Helping the world’s tigers
“We need new and sustainable approaches to prevent linear infrastructure from unraveling the tiger conservation wins we’ve had to date,” said Ginette Hemley, WWF Senior Vice President of Wildlife Conservation.
Maintaining tiger landscapes is important to sustaining healthy tiger populations but also vital to the millions of people who rely on these areas for economic purposes like tourism, as well as environmental benefits through water management, protection from natural hazards, sediment and nutrient retention, agriculture, and carbon sequestration. Tigers also hold important cultural value among indigenous people that co-exist with them, signifying strength and power.
Effectively addressing these infrastructure challenges requires new methods and commitments from tiger range countries to integrate the conservation of tigers and their landscapes into infrastructure planning. There must be strong and proactive collaboration between infrastructure planners, implementers, and conservation stakeholders.
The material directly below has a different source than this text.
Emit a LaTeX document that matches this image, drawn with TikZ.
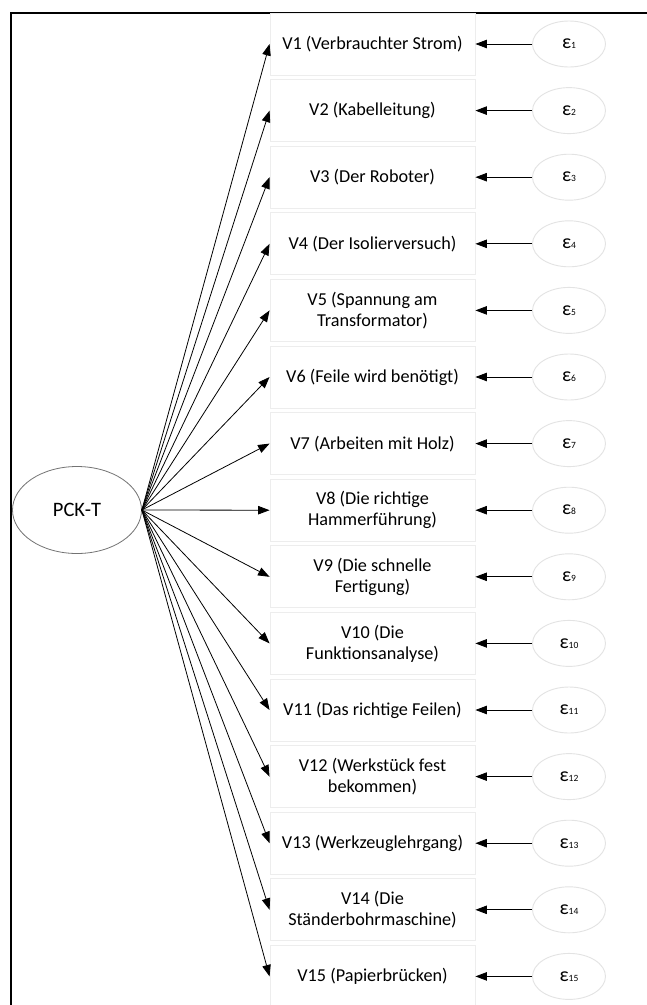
\documentclass[tikz,border=0pt]{standalone}
\usepackage{fontspec}
\setmainfont{Carlito}
\usetikzlibrary{arrows.meta,shapes.geometric}
\tikzset{
  obsbox/.style={draw=black!7,line width=0.9pt,minimum width=205pt,minimum height=62pt,inner sep=0pt,align=center,font=\fontsize{18.2}{21}\selectfont},
  errell/.style={ellipse,draw=black!11,line width=0.9pt,minimum width=73pt,minimum height=46pt,inner sep=0pt,font=\fontsize{20}{22}\selectfont},
  latell/.style={ellipse,draw=black!55,line width=0.8pt,minimum width=129pt,minimum height=87pt,inner sep=0pt,font=\fontsize{20.5}{22}\selectfont},
  conn/.style={line width=0.8pt,-{Triangle[length=11.5pt,width=8.5pt]}},
  frame/.style={line width=2.2pt}
}
\newcommand{\eps}[1]{ε{\fontsize{9.5}{10}\selectfont #1}}
\begin{document}
\begin{tikzpicture}[x=1pt,y=-1pt]
\useasboundingbox (0,0) rectangle (646,1005);
\fill[white] (0,0) rectangle (646,1005);
\coordinate (ftr) at (660,13);
\coordinate (ftl) at (11,13);
\coordinate (fbl) at (11,1020);
\draw[frame] (ftr) -- (ftl) -- (fbl);

\node[latell] (pck) at (77,510) {PCK-T};

\node[obsbox] (v1)  at (372.5,44.0)  {V1 (Verbrauchter Strom)};
\node[obsbox] (v2)  at (372.5,110.6) {V2 (Kabelleitung)};
\node[obsbox] (v3)  at (372.5,177.2) {V3 (Der Roboter)};
\node[obsbox] (v4)  at (372.5,243.8) {V4 (Der Isolierversuch)};
\node[obsbox] (v5)  at (372.5,310.4) {V5 (Spannung am\\Transformator)};
\node[obsbox] (v6)  at (372.5,377.0) {V6 (Feile wird benötigt)};
\node[obsbox] (v7)  at (372.5,443.6) {V7 (Arbeiten mit Holz)};
\node[obsbox] (v8)  at (372.5,510.2) {V8 (Die richtige\\Hammerführung)};
\node[obsbox] (v9)  at (372.5,576.8) {V9 (Die schnelle\\Fertigung)};
\node[obsbox] (v10) at (372.5,643.4) {V10 (Die\\Funktionsanalyse)};
\node[obsbox] (v11) at (372.5,710.0) {V11 (Das richtige Feilen)};
\node[obsbox] (v12) at (372.5,776.6) {V12 (Werkstück fest\\bekommen)};
\node[obsbox] (v13) at (372.5,843.2) {V13 (Werkzeuglehrgang)};
\node[obsbox] (v14) at (372.5,909.8) {V14 (Die\\Ständerbohrmaschine)};
\node[obsbox] (v15) at (372.5,976.4) {V15 (Papierbrücken)};

\node[errell] (e1)  at (569,44.0)  {\eps{1}};
\node[errell] (e2)  at (569,110.6) {\eps{2}};
\node[errell] (e3)  at (569,177.2) {\eps{3}};
\node[errell] (e4)  at (569,243.8) {\eps{4}};
\node[errell] (e5)  at (569,310.4) {\eps{5}};
\node[errell] (e6)  at (569,377.0) {\eps{6}};
\node[errell] (e7)  at (569,443.6) {\eps{7}};
\node[errell] (e8)  at (569,510.2) {\eps{8}};
\node[errell] (e9)  at (569,576.8) {\eps{9}};
\node[errell] (e10) at (569,643.4) {\eps{10}};
\node[errell] (e11) at (569,710.0) {\eps{11}};
\node[errell] (e12) at (569,776.6) {\eps{12}};
\node[errell] (e13) at (569,843.2) {\eps{13}};
\node[errell] (e14) at (569,909.8) {\eps{14}};
\node[errell] (e15) at (569,976.4) {\eps{15}};

\foreach \i in {1,...,15}{
  \draw[conn] (pck.east) -- (v\i.west);
  \draw[conn] (e\i.west) -- (v\i.east);
}
\end{tikzpicture}
\end{document}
Habitat rehabilitation measures, anti-poaching guidelines, and monitoring of wildlife movement should also be included in the planning and design process.
The report comes at the halfway point of the Tx2 program—an ambitious goal set by tiger range countries in 2010 to double the number of wild tigers by 2022. Landscape connectivity is vital to safeguarding and restoring tiger populations. By taking active steps to protect these big cats from harmful linear infrastructure developments, tiger range countries can retain the benefits of new infrastructure without jeopardizing the future of the world’s tigers.